A tale about the ravages of old age, the weight of the past and bunny rabbits.
Debut novelist Hendricks tries to apply the whimsical mood of fairy tales to the mildly experimental fiction at play here, and he largely succeeds despite the grim nature of his story. Our protagonist is an elderly man named only as Mr. Fin, who spends his time daydreaming on park benches and tinkering with an old boat; he's clearly suffering from dementia. His only company is a kindly neighbor named Viv, who comes often to check on him. What readers learn is that Fin has a rich inner life, populated by a fanciful cast of animals that includes a bold rabbit adventurer, Hart Crane, and a melancholy writer, Virginia the Wolf, among many other beasts of claw and fang. Fin’s tales (and indeed, the novel itself) also pull liberally from Homer, Cervantes, Hemingway and Virginia Woolf, sometimes (admittedly) borrowing its inspirations sans quotation or citation. Fortunately, all the characters have their own arcs and their own unique journeys—Hart Crane works feverishly to save a family of bunnies who are reeling from a zeppelin attack, while our wolf toils at her last novel in an attempt to lure her daughter home.
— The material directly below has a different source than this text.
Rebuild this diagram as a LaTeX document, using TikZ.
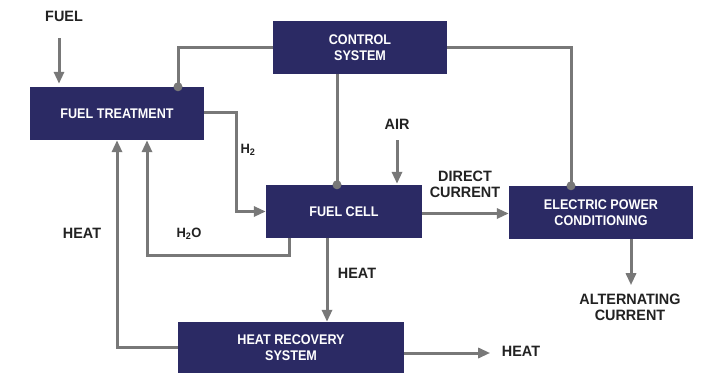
\documentclass[tikz,border=0pt]{standalone}
\usepackage{fontspec}
\setmainfont{Liberation Sans}
\newfontfamily\boxfont{Liberation Sans}[FakeStretch=0.9]
\newfontfamily\lblfont{Liberation Sans}[FakeStretch=0.96]
\usetikzlibrary{arrows.meta}
\definecolor{navy}{HTML}{2B2A64}
\definecolor{linegray}{HTML}{787878}
\definecolor{txt}{HTML}{222222}
\tikzset{
  blk/.style={fill=navy, draw=none, text=white, align=center, inner sep=0pt,
    font=\boxfont\bfseries\fontsize{14}{15.5}\selectfont},
  lbl/.style={text=txt, align=center, inner sep=0pt,
    font=\lblfont\bfseries\fontsize{15}{18}\selectfont},
  conn/.style={draw=linegray, line width=3pt},
  arr/.style={conn, -{Triangle[length=12pt,width=10pt]}},
  jdot/.style={fill=linegray}
}
\begin{document}
\begin{tikzpicture}[x=1pt,y=-1pt]
\useasboundingbox[fill=white] (0,0) rectangle (720,375);
% blocks
\node[blk, minimum width=174pt, minimum height=53pt] (ft) at (117,113.5) {FUEL TREATMENT};
\node[blk, minimum width=174pt, minimum height=53pt] (cs) at (360,47.5) {CONTROL\\[0.5pt]SYSTEM};
\node[blk, minimum width=156pt, minimum height=53pt] (fc) at (344,211.5) {FUEL CELL};
\node[blk, minimum width=184pt, minimum height=53pt] (epc) at (601,212.5) {ELECTRIC POWER\\CONDITIONING};
\node[blk, minimum width=226pt, minimum height=51pt] (hr) at (291,347.5) {HEAT RECOVERY\\SYSTEM};
% labels
\node[lbl] (lfuel) at (64,16.5) {FUEL};
\node[lbl] (lair) at (397,124) {AIR};
\node[lbl] (ldc) at (465,184) {DIRECT\\[-2pt]CURRENT};
\node[lbl, font=\lblfont\bfseries\fontsize{13.5}{15}\selectfont] (lh2) at (248,150) {H\textsubscript{2}};
\node[lbl, font=\lblfont\bfseries\fontsize{13.5}{15}\selectfont] (lh2o) at (189,234) {H\textsubscript{2}O};
\node[lbl] (lheatl) at (82,233) {HEAT};
\node[lbl] (lheatm) at (357,273) {HEAT};
\node[lbl] (lac) at (630,307) {ALTERNATING\\[-2pt]CURRENT};
\node[lbl] (lheatr) at (521,351) {HEAT};
% coordinates
\coordinate (ftdot) at ([xshift=61pt]ft.north);
\coordinate (fcdot) at ([xshift=-7pt]fc.north);
\coordinate (epcdot) at ([xshift=-30pt]epc.north);
\coordinate (fuelin) at (59,38);
\coordinate (airin) at (397,140);
% control lines
\draw[conn] (cs.west) -| (ftdot);
\draw[conn] (cs.south -| fcdot) -- (fcdot);
\draw[conn] (cs.east) -| (epcdot);
\fill[jdot] (ftdot) circle (4.5pt);
\fill[jdot] (fcdot) circle (4.5pt);
\fill[jdot] (epcdot) circle (4.5pt);
% flows
\draw[arr] (fuelin) -- ([xshift=-58pt,yshift=3pt]ft.north);
\draw[arr] ([yshift=1.5pt]ft.east) -- ++(32,0) |- (fc.west);
\draw[arr] ([xshift=-55pt]fc.south) -- ++(0,17.5) -| ([xshift=30pt]ft.south);
\draw[arr] (hr.west) -| (ft.south);
\draw[arr] ([xshift=-17pt]fc.south) -- ([xshift=-17pt]fc.south |- hr.north);
\draw[arr] (airin) -- ([xshift=53pt,yshift=1pt]fc.north);
\draw[arr] ([yshift=-2pt]fc.east) -- ([yshift=-2pt]fc.east -| epc.west);
\draw[arr] ([xshift=30pt]epc.south) -- ++(0,46);
\draw[arr] ([yshift=-5.5pt]hr.east) -- ++(86,0);
\end{tikzpicture}
\end{document}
Things take a dark turn when Fin discovers that, after 20 years, the body of his son David has washed up on the beach. David is strongly implied to have committed suicide, and whether Fin is really attempting to nurse his son back to life or simply worrying after a bit of debris is left hazy. However, as Fin struggles to understand the cipher of his long-lost son, his atmospheric daydreams become more frenzied and insistent than before. It’s a curious experiment but one that carries more emotional weight than most books starring anthropomorphic animals.
A vivid story that uses the language and metaphors of myth to reflect on the unkind nature of age and perception.